E poco dopo queste parole ecco perché il rosso e il nero compaiono sempre insieme e non come opposizione netta e legata a motivi ideologici:
“Quel bambino del distaccamento del Dritto, come si chiama? Pin? Con quello struggimento di rabbia nel viso lentigginoso, anche quello ride… Dicono sia fratello di una prostituta. Perché combatte? Non sa che combatte per non essere più fratello di una prostituta. E quei quattro cognati «terroni» combattono per non essere più dei «terroni», poveri emigrati, guardati come estranei. E quel carabiniere combatte per non sentirsi più carabiniere, sbirro alle costole dei suoi simili. Poi Cugino, il gigantesco, buono e spietato Cugino… dicono che vuole vendicarsi d’una donna che l’ha tradito… Tutti abbiamo una ferita segreta per riscattare la quale combattiamo”.

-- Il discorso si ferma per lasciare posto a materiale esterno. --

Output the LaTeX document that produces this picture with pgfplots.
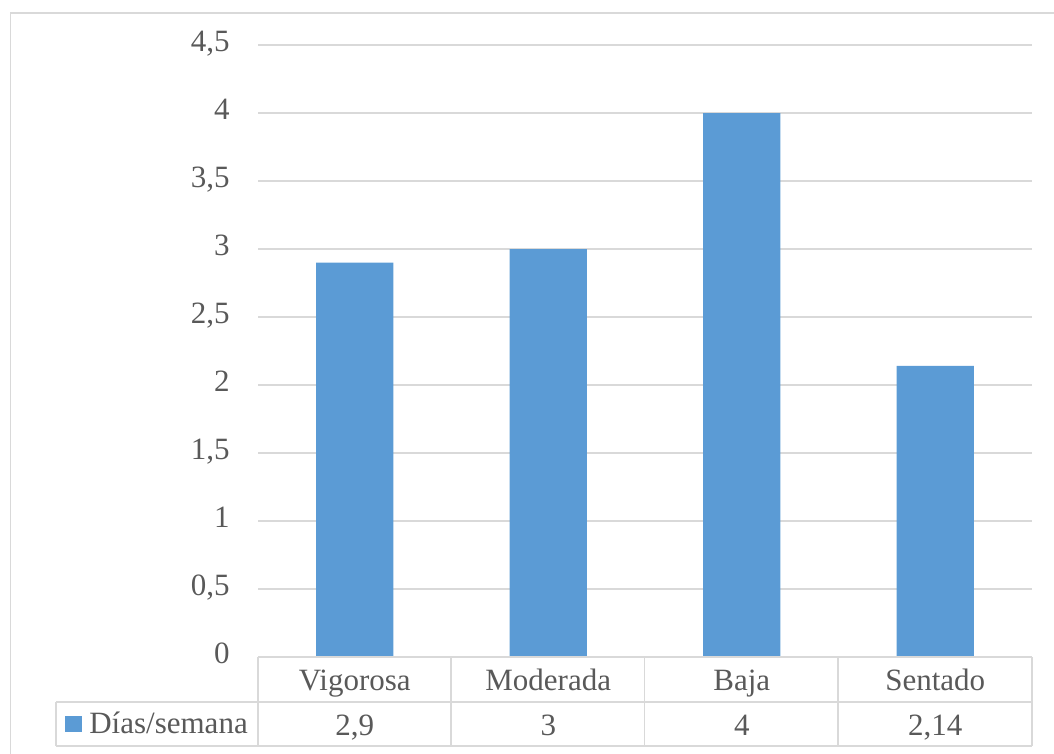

Tutto a questo punto appare più chiaro, Calvino non ci descrive un mondo in cui si è da una parte o dall’altra per ragioni ideologiche e basta, in cui una cosa o è rossa o è nera; Calvino non descrive, dalla parte dei partigiani, degli eroi senza macchia, descrive degli uomini, ciascuno dei quali si porta dietro una ferita segreta, che però ha scelto di combattere perché vinca la libertà.
E così proprio come dice Pin nell’ultima pagina del romanzo:
“A vederle da vicino, le lucciole, sono bestie schifose anche loro, rossicce”.
Anche questi eroi che combattono per la libertà, se visiti da vicino, appaiono nella loro umanità nella loro natura di esseri fragili.
Non ho voluto parlare nello specifico della trama del romanzo e soffermarmi invece su questo aspetto simbolico del libro perché gli eventi sono tanti e Calvino riesce a farci immergere pienamente in questa atmosfera, anche se affrontata di scorcio attraverso gli occhi di un bambino, quindi non vorrei rovinare la lettura di questo capolavoro della nostra letteratura.
Il sentiero dei nidi di ragno è una storia che resta ai margini della guerra partigiana, dei suoi eroismi e sacrifici, ma che nello stesso tempo ne rende il colore, l’aspro sapore e il ritmo.